If you don’t feel mastery, gain it! While I wash dishes, I’m pulling from my internal archive of rehab & fitness tips to ensure proper posture so my back doesn’t explode at the end of the activity. I love a good system- my mom taught me to clean as you go while you cook and it makes the world of difference. Feeling like an imposter with a work task? Find a mentor, watch a YouTube video, fail & try again. Interpersonal conflict is a too-common occurrence? Explore therapy, podcasts, reading, or conversation to better manage and balance interpersonal stress. We, unfortunately, can’t be passive participants in life (I mean you can try, but good luck, babe).
Modify your environment for future success. Organize your personal systems to work for you. Make your living environment convenient, accessible, and conducive to your personality, preferences, and physical & emotional rhythms. Set boundaries, time limits, create visual cues, reduce physical & mental clutter, advocate for policy change, the list goes on.
Consider communal support! Normalize inviting your friend over when folding laundry (and consider helping them with their stuff too) - more hands = less work! I often dream of starting local consultation groups for wellness/healthcare entrepreneurs. Let your people in on your rhythms, I’m sure most of your community will support your needs & goals! Individualism is a difficult ethic to unlearn.
Rinse & repeat. Over and over again.
That last bullet point refers to a tried & true lifestyle & behavioral approach: small, actionable steps repeated over time will build natural and well-aligned habits & routines. We can build momentum. Which builds redundancy. Which leads to a sense of mastery and confidence. Which creates a natural, consistent rhythm.

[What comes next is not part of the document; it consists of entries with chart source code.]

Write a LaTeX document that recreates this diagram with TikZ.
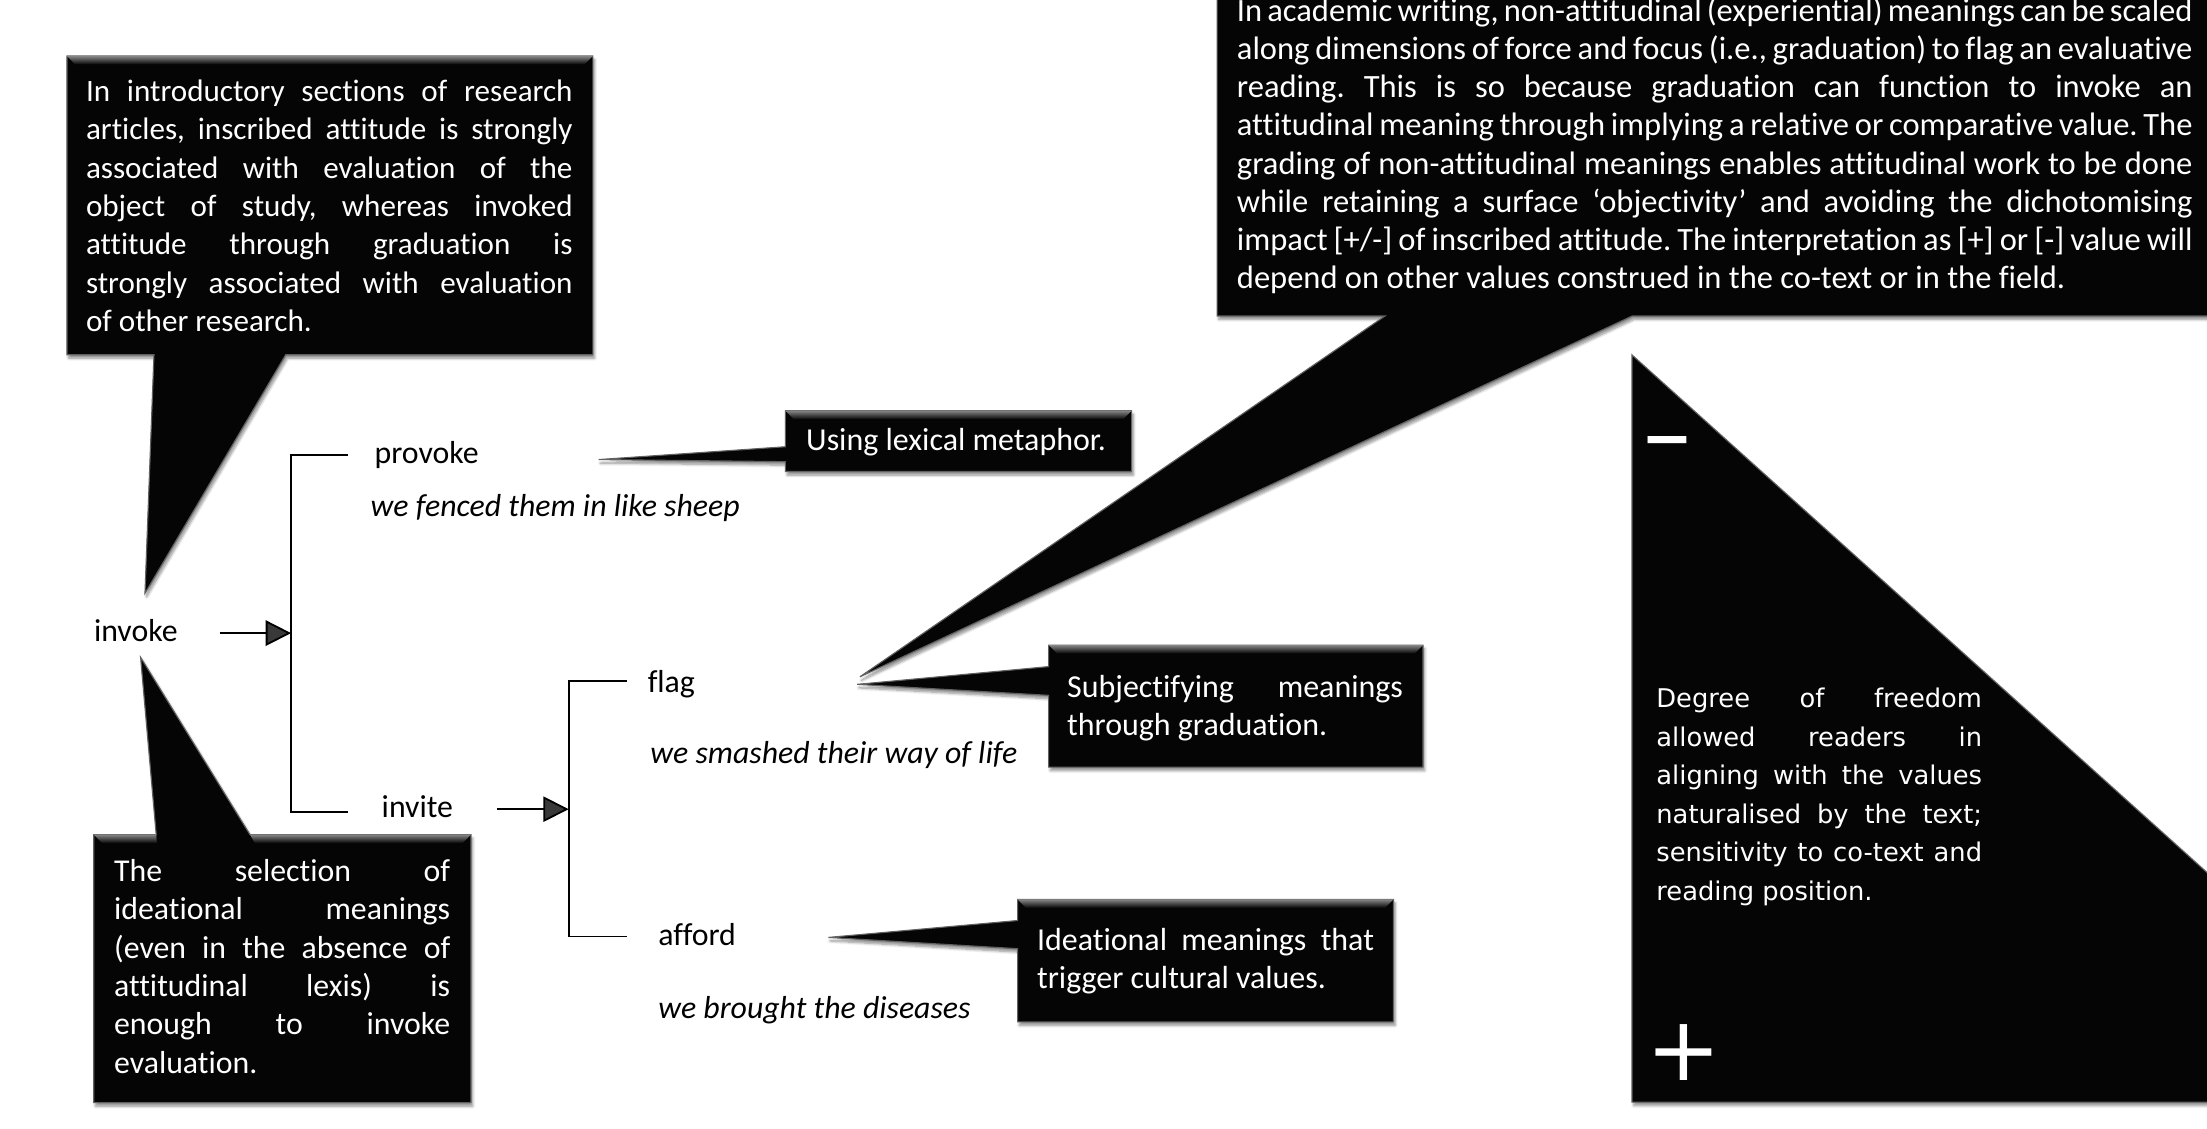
\documentclass[tikz,border=0pt]{standalone}
\usepackage{fontspec}
\setmainfont{Carlito}[Ligatures={NoCommon}]
\newfontfamily\dejavu{DejaVu Sans}
\usetikzlibrary{arrows.meta,shadows.blur}
\newcommand\parasetup{\frenchspacing\tolerance=10000\relax\hyphenpenalty=10000\relax\hbadness=10000\relax}
\newcommand\fsz[1]{\fontsize{#1}{27.2}\selectfont}
\newcommand\bevtop[3]{\shade[top color=black!48, bottom color=black!98]
  (#1,#3) -- (#2,#3) -- ({#2-6},{#3+6}) -- ({#1+6},{#3+6}) -- cycle;}
\begin{document}
\begin{tikzpicture}[x=1pt,y=-1pt,
  lbl/.style={inner sep=0pt, anchor=base west, font=\fsz{22.6}},
  ex/.style={inner sep=0pt, anchor=base west, font=\fsz{22.6}\itshape},
  para/.style={inner sep=0pt, anchor=base west, text=white, align=justify},
  bubble/.style={fill=black!98, draw=black!62, line width=0.8pt, line join=miter,
    blur shadow={shadow xshift=1.2pt, shadow yshift=-2.5pt, shadow blur steps=6, shadow opacity=45}},
  conn/.style={line width=1.3pt},
  arr/.style={conn, -{Triangle[length=18pt,width=18pt]}},
  sign/.style={inner sep=0pt, anchor=base, text=white},
]
\useasboundingbox (0,0) rectangle (1568,802);
\clip (0,0) rectangle (1568,802);

% ---------- callout shapes ----------
% A: top-left
\path[bubble] (47.6,39.8) -- (421.2,39.8) -- (421.2,252) -- (203,252) -- (103,421.5)
  -- (109.4,252) -- (47.6,252) -- cycle;
\bevtop{47.6}{421.2}{39.8}
% B: bottom-left
\path[bubble] (66.6,593) -- (111,593) -- (99.9,467) -- (177.6,593) -- (334.6,593)
  -- (334.6,783.4) -- (66.6,783.4) -- cycle;
\shade[top color=black!48, bottom color=black!98] (66.6,593) -- (111,593) -- (111.5,599) -- (72.6,599) -- cycle;
\shade[top color=black!48, bottom color=black!98] (177.6,593) -- (334.6,593) -- (328.6,599) -- (181,599) -- cycle;
% C: lexical metaphor
\path[bubble] (558,291.8) -- (804,291.8) -- (804,335) -- (558,335) -- (558,328)
  -- (425.3,326.5) -- (558,317.4) -- cycle;
\bevtop{558}{804}{291.8}
% F: big top-right
\path[bubble] (864.7,-30) -- (1600,-30) -- (1600,224.5) -- (1159.6,224.5) -- (611,480.8)
  -- (984,224.5) -- (864.7,224.5) -- cycle;
% D: subjectifying
\path[bubble] (745,458.3) -- (1011,458.3) -- (1011,545) -- (745,545) -- (745,494)
  -- (609,486.2) -- (745,473.6) -- cycle;
\bevtop{745}{1011}{458.3}
% E: ideational
\path[bubble] (723,639) -- (990,639) -- (990,726) -- (723,726) -- (723,674)
  -- (588.5,666) -- (723,654) -- cycle;
\bevtop{723}{990}{639}
% G: triangle
\path[bubble] (1159.5,252.2) -- (1600,648.7) -- (1600,783) -- (1159.5,783) -- cycle;

% ---------- callout texts ----------
\node[para, text width=345.7pt, font=\fsz{22.1}\parasetup] (tA) at (60.9,72.2) {In introductory sections of research\linebreak
articles, inscribed attitude is strongly\linebreak
associated with evaluation of the\linebreak
object of study, whereas invoked\linebreak
attitude through graduation is\linebreak
strongly associated with evaluation\linebreak
of other research.};

\node[para, text width=238.8pt, font=\fsz{22.6}\parasetup] (tB) at (80.9,626.4) {The selection of\linebreak
ideational meanings\linebreak
(even in the absence of\linebreak
attitudinal lexis) is\linebreak
enough to invoke\linebreak
evaluation.};

\node[lbl, text=white, font=\fsz{22.7}] (tC) at (572.6,320.2) {Using lexical metaphor.};

\node[para, text width=238.6pt, font=\fsz{22.7}\parasetup] (tD) at (758,495.5) {Subjectifying meanings\linebreak
through graduation.};

\node[para, text width=239.4pt, font=\fsz{22.7}\parasetup] (tE) at (736.6,675) {Ideational meanings that\linebreak
trigger cultural values.};

\node[para, text width=679pt, font=\fontsize{23.1}{27.07}\selectfont\parasetup] (tF) at (878.6,15.4) {In academic writing, non-attitudinal (experiential) meanings can be scaled\linebreak
along dimensions of force and focus (i.e., graduation) to flag an evaluative\linebreak
reading. This is so because graduation can function to invoke an\linebreak
attitudinal meaning through implying a relative or comparative value. The\linebreak
grading of non-attitudinal meanings enables attitudinal work to be done\linebreak
while retaining a surface ‘objectivity’ and avoiding the dichotomising\linebreak
impact [+/-] of inscribed attitude. The interpretation as [+] or [-] value will\linebreak
depend on other values construed in the co-text or in the field.};

\node[para, text width=231.4pt, font=\dejavu\fontsize{18.3}{27.3}\selectfont\parasetup]
  (tG) at (1176.6,503) {Degree of freedom\linebreak
allowed readers in\linebreak
aligning with the values\linebreak
naturalised by the text;\linebreak
sensitivity to co-text and\linebreak
reading position.};

\node[sign, font=\dejavu\bfseries\fontsize{44}{44}\selectfont] (minus) at (1185,326.4) {−};
\node[sign, font=\dejavu\fontsize{63.4}{63.4}\selectfont] (plus) at (1196.6,767.8) {+};

% ---------- system network ----------
\node[lbl] (invoke) at (66.6,455.5) {invoke};
\node[lbl] (provoke) at (266,329.6) {provoke};
\node[ex] (exprovoke) at (263.2,367) {we fenced them in like sheep};
\node[lbl] (invite) at (271,581) {invite};
\node[lbl] (flag) at (460,492.3) {flag};
\node[ex] (exflag) at (461.9,542.3) {we smashed their way of life};
\node[lbl] (afford) at (467.5,672) {afford};
\node[ex] (exafford) at (467.5,723.5) {we brought the diseases};

\coordinate (s1) at (156,449.8);
\coordinate (b1) at (206.8,449.8);
\coordinate (p1) at (247.4,323.4);
\coordinate (p2) at (247.4,576.8);
\draw[arr] (s1) -- (b1);
\draw[conn] (p1) -| (b1) |- (p2);

\coordinate (s2) at (353,574.9);
\coordinate (b2) at (404,574.9);
\coordinate (q1) at (445.5,484);
\coordinate (q2) at (445.5,665.3);
\draw[arr] (s2) -- (b2);
\draw[conn] (q1) -| (b2) |- (q2);
\end{tikzpicture}
\end{document}
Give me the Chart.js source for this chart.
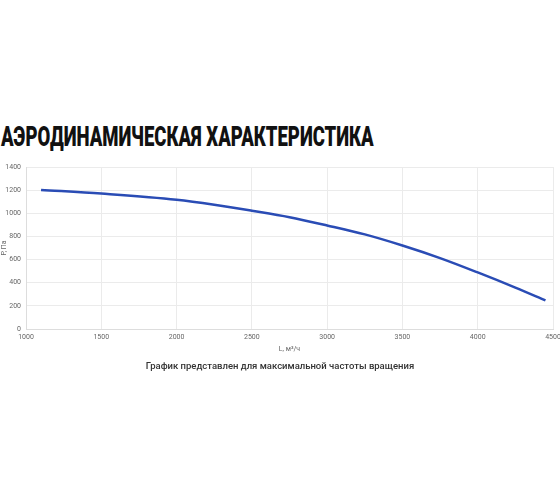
<!DOCTYPE html>
<html>
<head>
<meta charset="utf-8">
<script src="https://cdn.jsdelivr.net/npm/chart.js@4"></script>
<style>
  html, body { margin: 0; padding: 0; background: #fff; }
  #wrap { position: relative; width: 560px; height: 504px; overflow: hidden; }
  #titulo {
    position: absolute; left: 1px; top: 121px;
    font-family: Roboto, sans-serif; font-weight: 900; font-size: 27px;
    color: #111; white-space: nowrap; transform-origin: 0 0; line-height: 32px;
  }
  #nota {
    position: absolute; left: 0; width: 560px; top: 360px; text-align: center;
    font-family: Roboto, sans-serif; font-weight: 500; font-size: 9.5px; color: #333;
  }
  #grafico { position: absolute; left: 0; top: 0; }
</style>
</head>
<body>
<div id="wrap">
  <div id="titulo">АЭРОДИНАМИЧЕСКАЯ ХАРАКТЕРИСТИКА</div>
  <canvas id="grafico" width="560" height="504"></canvas>
  <div id="nota">График представлен для максимальной частоты вращения</div>
</div>
<script>
// Расход воздуха L, м³/ч и давление P, Па
const vazao = [1100, 1500, 2000, 2250, 2500, 2750, 3000, 3250, 3500, 3750, 4000, 4250, 4450];
const pressao = [1202, 1170, 1117, 1074, 1022, 966, 895, 818, 722, 613, 489, 358, 247];
const xTicks = [1000, 1500, 2000, 2500, 3000, 3500, 4000, 4500];
const yTicks = [0, 200, 400, 600, 800, 1000, 1200, 1400];

// Título estreito: ajusta largura
const titulo = document.getElementById('titulo');
const largura = titulo.scrollWidth;
titulo.style.transform = 'scaleX(' + (373 / largura) + ')';

const pontos = vazao.map((x, i) => ({ x: x, y: pressao[i] }));

new Chart(document.getElementById('grafico'), {
    type: 'line',
    data: {
        datasets: [{
            label: 'P',
            data: pontos,
            borderColor: '#2a4cb5',
            borderWidth: 2.5,
            pointRadius: 0,
            cubicInterpolationMode: 'monotone',
            fill: false
        }]
    },
    options: {
        responsive: false,
        animation: false,
        layout: { padding: { top: 167, bottom: 151, left: 0, right: 7 } },
        plugins: { legend: { display: false }, tooltip: { enabled: false } },
        scales: {
            x: {
                type: 'linear',
                min: 1000, max: 4500,
                afterBuildTicks: s => { s.ticks = xTicks.map(v => ({ value: v })); },
                afterFit: s => { s.height = 24; s.paddingLeft = 0; s.paddingRight = 0; },
                grid: { color: '#ebebeb', drawTicks: false },
                border: { color: '#ddd' },
                ticks: { color: '#666', font: { family: 'Roboto', size: 7 }, padding: 4, maxRotation: 0, callback: v => String(v) },
                title: { display: true, text: 'L, м³/ч', color: '#666', font: { family: 'Roboto', size: 7 }, padding: { top: 2, bottom: 0 } }
            },
            y: {
                min: 0, max: 1400,
                afterBuildTicks: s => { s.ticks = yTicks.map(v => ({ value: v })); },
                afterFit: s => { s.width = 26; s.paddingTop = 0; s.paddingBottom = 0; },
                grid: { color: '#ebebeb', drawTicks: false },
                border: { color: '#ddd' },
                ticks: { color: '#666', font: { family: 'Roboto', size: 7 }, padding: 5, callback: v => String(v) },
                title: { display: true, text: 'P, Па', color: '#666', font: { family: 'Roboto', size: 7 }, padding: 0 }
            }
        }
    }
});
</script>
</body>
</html>
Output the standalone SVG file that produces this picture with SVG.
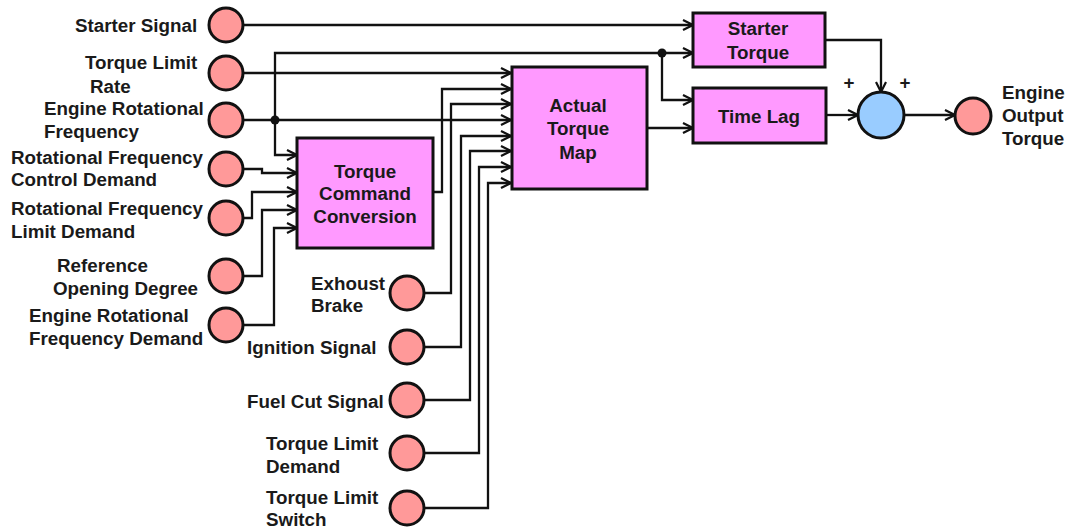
<svg xmlns="http://www.w3.org/2000/svg" width="1069" height="530" viewBox="0 0 1069 530">
<defs>
<style>
.lbl{font-family:"Liberation Sans",Arial,sans-serif;font-weight:bold;font-size:18.8px;fill:#1a1a1a}
.box{fill:#FF99FF;stroke:#111;stroke-width:3}
.io{fill:#FF9999;stroke:#111;stroke-width:3}
.sum{fill:#99CCFF;stroke:#111;stroke-width:3}
.c{fill:none;stroke:#111;stroke-width:2.3}
.mid{text-anchor:middle}
</style>
<marker id="a" viewBox="0 0 12 12" markerUnits="userSpaceOnUse" markerWidth="12" markerHeight="12" refX="11" refY="6" orient="auto">
<path d="M1,1 L11,6 L1,11" fill="none" stroke="#111" stroke-width="2.2"/>
</marker>
</defs>
<g id="connectors">
<path class="c" d="M244,25 H693" marker-end="url(#a)"/>
<path class="c" d="M244,73 H511" marker-end="url(#a)"/>
<path class="c" d="M244,120 H511" marker-end="url(#a)"/>
<path class="c" d="M275,120 V53 H693" marker-end="url(#a)"/>
<path class="c" d="M662,53 V100 H693" marker-end="url(#a)"/>
<path class="c" d="M275,120 V155 H297" marker-end="url(#a)"/>
<path class="c" d="M244,169 H262 V173 H297" marker-end="url(#a)"/>
<path class="c" d="M244,218 H252 V192 H297" marker-end="url(#a)"/>
<path class="c" d="M244,276 H262 V210 H297" marker-end="url(#a)"/>
<path class="c" d="M244,325 H274 V228 H297" marker-end="url(#a)"/>
<path class="c" d="M433,192 H442 V89 H511" marker-end="url(#a)"/>
<path class="c" d="M425,293 H451 V104 H511" marker-end="url(#a)"/>
<path class="c" d="M425,347 H461 V136 H511" marker-end="url(#a)"/>
<path class="c" d="M425,400 H470 V151 H511" marker-end="url(#a)"/>
<path class="c" d="M425,453 H479 V167 H511" marker-end="url(#a)"/>
<path class="c" d="M425,508 H488 V183 H511" marker-end="url(#a)"/>
<path class="c" d="M647,128 H693" marker-end="url(#a)"/>
<path class="c" d="M825,40 H881 V92" marker-end="url(#a)"/>
<path class="c" d="M826,115 H858" marker-end="url(#a)"/>
<path class="c" d="M904,115 H955" marker-end="url(#a)"/>
<circle cx="275" cy="120" r="4.5" fill="#111"/>
<circle cx="662" cy="53" r="4.5" fill="#111"/>
</g>
<g id="starter-signal"><circle class="io" cx="226" cy="25" r="17"/><text class="lbl" x="75" y="32">Starter Signal</text></g>
<g id="torque-limit-rate"><circle class="io" cx="226" cy="73" r="17"/><text class="lbl" x="85" y="69">Torque Limit</text><text class="lbl" x="90" y="93">Rate</text></g>
<g id="engine-rot-freq"><circle class="io" cx="226" cy="120" r="17"/><text class="lbl" x="44" y="115">Engine Rotational</text><text class="lbl" x="44" y="138">Frequency</text></g>
<g id="rf-control-demand"><circle class="io" cx="226" cy="169" r="17"/><text class="lbl" x="11" y="164">Rotational Frequency</text><text class="lbl" x="11" y="186">Control Demand</text></g>
<g id="rf-limit-demand"><circle class="io" cx="226" cy="218" r="17"/><text class="lbl" x="11" y="215">Rotational Frequency</text><text class="lbl" x="11" y="238">Limit Demand</text></g>
<g id="ref-opening-degree"><circle class="io" cx="226" cy="276" r="17"/><text class="lbl" x="57" y="272">Reference</text><text class="lbl" x="53" y="295">Opening Degree</text></g>
<g id="engine-rot-freq-demand"><circle class="io" cx="226" cy="325" r="17"/><text class="lbl" x="29" y="322">Engine Rotational</text><text class="lbl" x="29" y="345">Frequency Demand</text></g>
<g id="exhoust-brake"><circle class="io" cx="407" cy="293" r="17"/><text class="lbl" x="311" y="290">Exhoust</text><text class="lbl" x="311" y="312">Brake</text></g>
<g id="ignition-signal"><circle class="io" cx="407" cy="347" r="17"/><text class="lbl" x="247" y="354">Ignition Signal</text></g>
<g id="fuel-cut-signal"><circle class="io" cx="407" cy="400" r="17"/><text class="lbl" x="247" y="408">Fuel Cut Signal</text></g>
<g id="torque-limit-demand"><circle class="io" cx="407" cy="453" r="17"/><text class="lbl" x="266" y="450">Torque Limit</text><text class="lbl" x="266" y="473">Demand</text></g>
<g id="torque-limit-switch"><circle class="io" cx="407" cy="508" r="17"/><text class="lbl" x="266" y="504">Torque Limit</text><text class="lbl" x="266" y="526">Switch</text></g>
<g id="torque-command-conversion"><rect class="box" x="297" y="138" width="136" height="110"/><text class="lbl mid" x="365" y="178">Torque</text><text class="lbl mid" x="365" y="200">Command</text><text class="lbl mid" x="365" y="223">Conversion</text></g>
<g id="actual-torque-map"><rect class="box" x="512" y="67" width="135" height="122"/><text class="lbl mid" x="578" y="112">Actual</text><text class="lbl mid" x="578" y="135">Torque</text><text class="lbl mid" x="578" y="159">Map</text></g>
<g id="starter-torque"><rect class="box" x="693" y="13" width="132" height="54"/><text class="lbl mid" x="758" y="35">Starter</text><text class="lbl mid" x="758" y="59">Torque</text></g>
<g id="time-lag"><rect class="box" x="693" y="88" width="133" height="55"/><text class="lbl mid" x="759" y="123">Time Lag</text></g>
<g id="sum"><circle class="sum" cx="881" cy="115" r="23"/><text class="lbl mid" x="849" y="89">+</text><text class="lbl mid" x="905" y="89">+</text></g>
<g id="engine-output-torque"><circle class="io" cx="973" cy="116" r="18"/><text class="lbl" x="1002" y="99">Engine</text><text class="lbl" x="1002" y="122">Output</text><text class="lbl" x="1002" y="145">Torque</text></g>
</svg>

Let’s return to this definition of a rhythm: “an ordered recurrent alternation of strong and weak elements in the flow of sound and silence in speech.” I invite you to embrace the ups and downs of your rhythms. The darker, the imperfect, the messy, the frustrating rhythms. It’s still a part of us. I aim to not demonize these parts of myself, but I certainly don’t want these disruptions to dictate my flow. The practice is one of trust & relationship with the strong and weak elements of our rhythms, and with support & tools we can experience joyful flow in all of our rhythms. I promise I’ll keep trying with you!